养蚕最快乐的事,莫过于收获一个个洁白的蚕茧。为了给它们打造一个欢乐祥和的吐丝氛围,我开始搭建茧房。将废纸裁成长条形,中间剪开缝隙,叉成格栅,形成两排菱形的方格,然后竖起固定在纸盒壁上,不牢的地方用透明胶贴住。又见网上有人用一次性纸杯做茧架,遂将剩下的纸条围成两个低矮的圆筒,也立在纸盒里。制作完成,先捉一条蚕放进去检验成果。它却只在其中摸索了片刻,便缓慢地爬出去。捉起再放进去,它却更加坚定地爬出去了。为了帮助这群眼神不好的家伙顺利吐丝,我时而用小棍把它们驱赶到方格里,时而用纸筒直接扣住它们。可是这些柔软的小虫子有着倔强的脾气。它们用集体逃跑的脚,无声地反抗着我。
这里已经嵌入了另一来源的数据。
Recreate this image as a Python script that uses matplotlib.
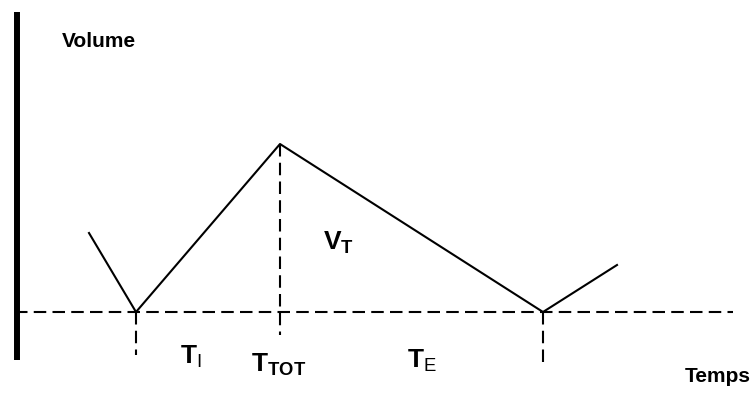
import matplotlib
matplotlib.use("Agg")
import matplotlib.pyplot as plt

matplotlib.rcParams["font.family"] = "Liberation Sans"
matplotlib.rcParams["mathtext.fontset"] = "custom"
matplotlib.rcParams["mathtext.rm"] = "Liberation Sans"
matplotlib.rcParams["mathtext.bf"] = "Liberation Sans:bold"

# breathing cycle: time vs volume (arbitrary units)
time = [72, 119, 263, 526, 600]
volume = [79, 0, 168, 0, 47]
# reference marks: start of inspiration, end of inspiration, end of expiration
mark_t = [119, 263, 526]
mark_top = [0, 168, 0]
mark_bottom = [-43, -23, -50]

fig = plt.figure(figsize=(7.52, 4.05), dpi=100)
ax = fig.add_axes([0, 0, 1, 1])
ax.set_xlim(-17, 735)
ax.set_ylim(-93, 312)
ax.axis("off")

dash = (0, (6, 3))
ax.plot([0, 0], [-48, 300], color="black", lw=4.3, solid_capstyle="butt")
ax.plot([-2, 716], [0, 0], color="black", lw=1.5, linestyle=dash)
for t, a, b in zip(mark_t, mark_top, mark_bottom):
    ax.plot([t, t], [a, b], color="black", lw=1.5, linestyle=dash)
ax.plot(time, volume, color="black", lw=1.5)

ax.text(45, 265, "Volume", fontsize=15, fontweight="bold")
ax.text(668, -70, "Temps", fontsize=15, fontweight="bold")
ax.text(306, 62, r"$\mathbf{V}_{\mathbf{T}}$", fontsize=19)
ax.text(163, -51, r"$\mathbf{T}_{\mathrm{I}}$", fontsize=19)
ax.text(234, -59, r"$\mathbf{T}_{\mathbf{TOT}}$", fontsize=19)
ax.text(390, -55, r"$\mathbf{T}_{\mathrm{E}}$", fontsize=19)

fig.savefig("out.png", dpi=100)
终于,蚕做茧了。它们停止进食,在纸盒的夹角、在桑叶和纸盒形成的空隙中,甚至在纸盒盖的边缘处开始吐丝作茧。多么神奇!这些小虫嘴里吐出一根透明的、飘动的游丝,摇摆着头,不间断的忙碌着。柔软的细丝被持续、用力拉扯,闪着珍珠般的光泽,却没有断裂,显出它坚韧的本质。半天时间,一个半透明的蚕茧就初具雏形了。透过朦胧的蚕丝,隐约能看到蚕的上半身始终在上下摆动、拉扯丝线。小小的纸盒中,每一个薄纱般的蚕茧里,都有一条蚕正孜孜不倦地重复着同样的动作。它们忘记了桑叶的清甜,也忘记了曾经快乐的生活,被突然而至的激情所驱使着,将自己封闭在纯白的小世界里,不知疲倦的独自舞蹈着,准备迎接蚕生的高光时刻。这神秘的律动,也许在数千年前,蚕初成为蚕的那一刻,已镌刻在它的基因中了。以痛苦的蜕变,带来生命的延续。而人类却用“作茧自缚”来形容自讨苦吃、自困手脚的庸人,这是多么巨大的嘲讽呀。蚕茧越织越厚,终于被包裹严密,什么也看不到了。

一周后,蚕破茧成蛾。纸盒里不时发出声音,那是雄蛾正快速扇动翅膀与雌蛾交配。又一周过去了,纸盒里彻底没有了动静。我打开盒盖,蚕蛾们已经死去,留下褐色的蚕卵和一些破了口的蚕茧。蚕短暂的一生就这样结束了。我盖上了纸盒盖子,没有拿走一个蚕茧。